School newsletters written entirely by adults describe school from an adult perspective. That is a perspective families receive through every other channel: email from the principal, notes from teachers, information nights. The one perspective families almost never get through official school communication is the student's.
A newsletter that includes genuine student voice is immediately more interesting to read and more trusted by families, because students will say things adults do not, and families know it.
Start with a Student Q-and-A Column
The simplest way to add student voice is a regular Q-and-A feature where one student answers three to five questions per issue. The questions should be specific and designed to produce interesting answers, not generic ones.
Bad questions: "What is your favorite subject? What do you like about school?" These produce the flattest possible answers.
Better questions: "What is something you learned this semester that surprised you?" "What is a rule at this school you think should be changed, and why?" "What would you want a new student to know about this school that they would not find on the website?"
The last question in particular produces answers that families find genuinely illuminating and that students enjoy reading.
Create a Student-Written Section
One section of the newsletter, even just 100 to 150 words, written by a student or group of students gives the publication a different register that adults cannot fully replicate. It also creates a reason for students to read the newsletter themselves.
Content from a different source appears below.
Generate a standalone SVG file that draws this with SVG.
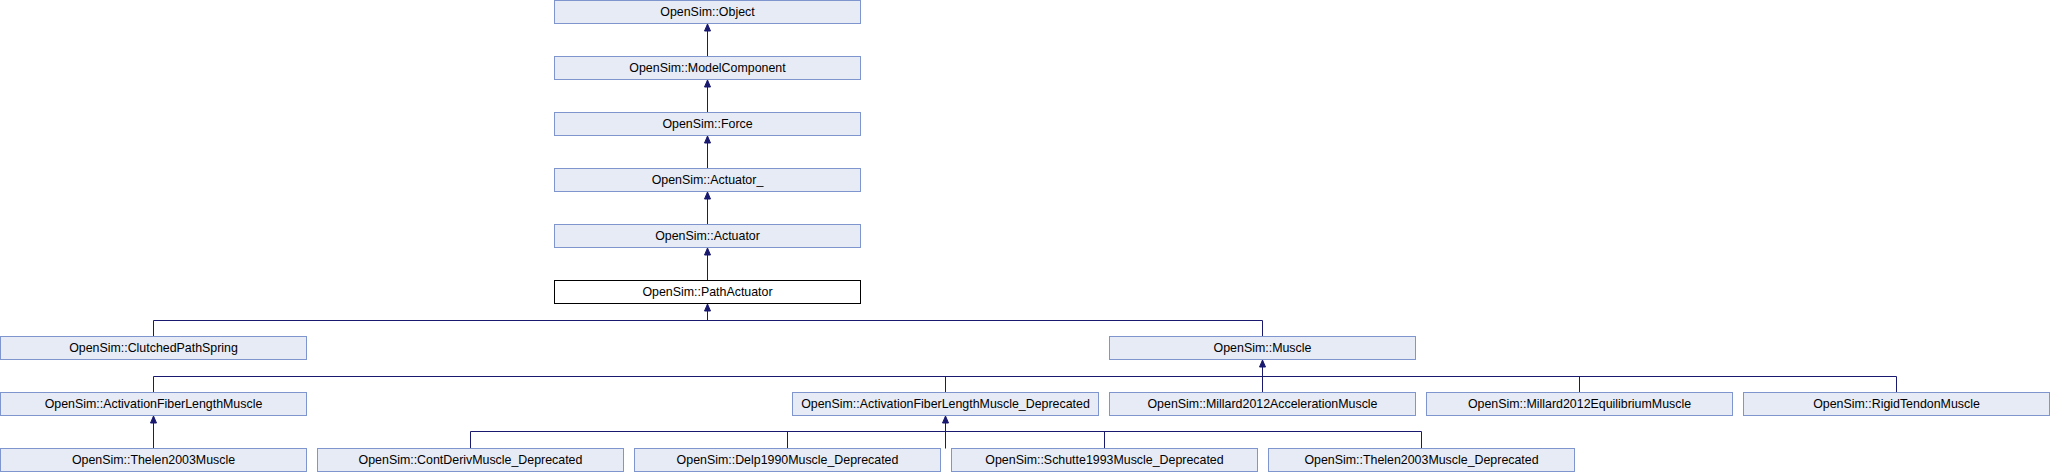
<svg xmlns="http://www.w3.org/2000/svg" width="2050" height="472" viewBox="0 0 2050 472">
<style>
.n rect{fill:#E7EBF5;stroke:#7F95CD;stroke-width:1}
.cur rect{fill:#FFFFFF;stroke:#000000;stroke-width:1}
text{font-family:"Liberation Sans",Arial,sans-serif;font-size:12.4px;fill:#000;text-anchor:middle}
#edges path{fill:none;stroke:#191970;stroke-width:1}
#edges polygon{fill:#191970;stroke:#191970;stroke-width:1}
</style>
<rect width="2050" height="472" fill="#FFFFFF"/>
<g id="edges">
<path d="M707.5,56.5V30"/><polygon points="707.5,24 704.5,31 710.5,31"/>
<path d="M707.5,112.5V86"/><polygon points="707.5,80 704.5,87 710.5,87"/>
<path d="M707.5,168.5V142"/><polygon points="707.5,136 704.5,143 710.5,143"/>
<path d="M707.5,224.5V198"/><polygon points="707.5,192 704.5,199 710.5,199"/>
<path d="M707.5,280.5V254"/><polygon points="707.5,248 704.5,255 710.5,255"/>
<path d="M153.5,336.5V320.5H1262.5V336.5"/>
<path d="M707.5,320.5V310"/><polygon points="707.5,304 704.5,311 710.5,311"/>
<path d="M153.5,392.5V376.5H1896.5V392.5"/>
<path d="M945.5,376.5V392.5"/>
<path d="M1579.5,376.5V392.5"/>
<path d="M1262.5,392.5V366"/><polygon points="1262.5,360 1259.5,367 1265.5,367"/>
<path d="M470.5,448.5V431.5H1421.5V448.5"/>
<path d="M787.5,431.5V448.5"/>
<path d="M1104.5,431.5V448.5"/>
<path d="M945.5,448.5V422"/><polygon points="945.5,416 942.5,423 948.5,423"/>
<path d="M153.5,448.5V422"/><polygon points="153.5,416 150.5,423 156.5,423"/>
</g>
<g id="obj" class="n"><rect x="554.5" y="0.5" width="306" height="23"/><text x="707.5" y="15.7">OpenSim::Object</text></g>
<g id="modelcomponent" class="n"><rect x="554.5" y="56.5" width="306" height="23"/><text x="707.5" y="71.7">OpenSim::ModelComponent</text></g>
<g id="force" class="n"><rect x="554.5" y="112.5" width="306" height="23"/><text x="707.5" y="127.7">OpenSim::Force</text></g>
<g id="actuator_" class="n"><rect x="554.5" y="168.5" width="306" height="23"/><text x="707.5" y="183.7">OpenSim::Actuator_</text></g>
<g id="actuator" class="n"><rect x="554.5" y="224.5" width="306" height="23"/><text x="707.5" y="239.7">OpenSim::Actuator</text></g>
<g id="pathactuator" class="cur"><rect x="554.5" y="280.5" width="306" height="23"/><text x="707.5" y="295.7">OpenSim::PathActuator</text></g>
<g id="clutchedpathspring" class="n"><rect x="0.5" y="336.5" width="306" height="23"/><text x="153.5" y="351.7">OpenSim::ClutchedPathSpring</text></g>
<g id="muscle" class="n"><rect x="1109.5" y="336.5" width="306" height="23"/><text x="1262.5" y="351.7">OpenSim::Muscle</text></g>
<g id="aflm" class="n"><rect x="0.5" y="392.5" width="306" height="23"/><text x="153.5" y="407.7">OpenSim::ActivationFiberLengthMuscle</text></g>
<g id="aflmd" class="n"><rect x="792.5" y="392.5" width="306" height="23"/><text x="945.5" y="407.7">OpenSim::ActivationFiberLengthMuscle_Deprecated</text></g>
<g id="m2012acc" class="n"><rect x="1109.5" y="392.5" width="306" height="23"/><text x="1262.5" y="407.7">OpenSim::Millard2012AccelerationMuscle</text></g>
<g id="m2012eq" class="n"><rect x="1426.5" y="392.5" width="306" height="23"/><text x="1579.5" y="407.7">OpenSim::Millard2012EquilibriumMuscle</text></g>
<g id="rigidtendon" class="n"><rect x="1743.5" y="392.5" width="306" height="23"/><text x="1896.5" y="407.7">OpenSim::RigidTendonMuscle</text></g>
<g id="thelen2003" class="n"><rect x="0.5" y="448.5" width="306" height="23"/><text x="153.5" y="463.7">OpenSim::Thelen2003Muscle</text></g>
<g id="contderiv" class="n"><rect x="317.5" y="448.5" width="306" height="23"/><text x="470.5" y="463.7">OpenSim::ContDerivMuscle_Deprecated</text></g>
<g id="delp1990" class="n"><rect x="634.5" y="448.5" width="306" height="23"/><text x="787.5" y="463.7">OpenSim::Delp1990Muscle_Deprecated</text></g>
<g id="schutte1993" class="n"><rect x="951.5" y="448.5" width="306" height="23"/><text x="1104.5" y="463.7">OpenSim::Schutte1993Muscle_Deprecated</text></g>
<g id="thelen2003d" class="n"><rect x="1268.5" y="448.5" width="306" height="23"/><text x="1421.5" y="463.7">OpenSim::Thelen2003Muscle_Deprecated</text></g>
</svg>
Work with a teacher or advisor to select student contributors. Rotate them across grade levels. Give them a brief, wide enough to know the scope and narrow enough to actually write something: "Write 100 to 150 words about something that happened at school this month that other families would want to know about. Do not write about events that were already announced. Write about something you actually noticed."
Edit for spelling and grammar. Do not edit for voice. The student's voice is the point.
Include Student Survey Results
If your school surveys students, even informally, publish the results. This does something no adult-written newsletter section can do: it shows families what students actually think, in aggregate, about their school experience.
"We asked 220 students: 'What is the one thing you would change about lunch period?' The top three answers: more time (41 percent), more seating options including outside (28 percent), and better vegetarian options (19 percent). We are bringing this data to the building committee meeting next week."
The act of publishing the survey results and connecting them to a next step tells students that their opinions are taken seriously. That signal matters more than the specific issue.
Feature Student Work as Primary Content
Student writing, art, data analysis, and performance does not need to be described. It can be published directly. A newsletter that includes an excerpt from a student's essay, a reproduction of a piece of student art, or a quote from a student presentation is showing families something real about what learning looks like at the school.
"Below is an excerpt from Priya's seventh-grade research paper on water access in her grandmother's home state of Tamil Nadu, India. The full paper is on display in the main hallway through March 15th."
Get appropriate permissions. Then publish the work as primary content, not as an illustration of a story about what students are doing.
Create a Student Editorial Role
For middle and high school newsletters, consider establishing a formal student editor role. One student per semester reviews draft content before publication and contributes feedback from a student perspective.
The student editor does not control the content. They read it and answer one question: "Is there anything in here that is inaccurate, misleading, or that students would read differently than the adults who wrote it?" That question catches more meaningful errors than any adult editing pass will, because students know things adults do not.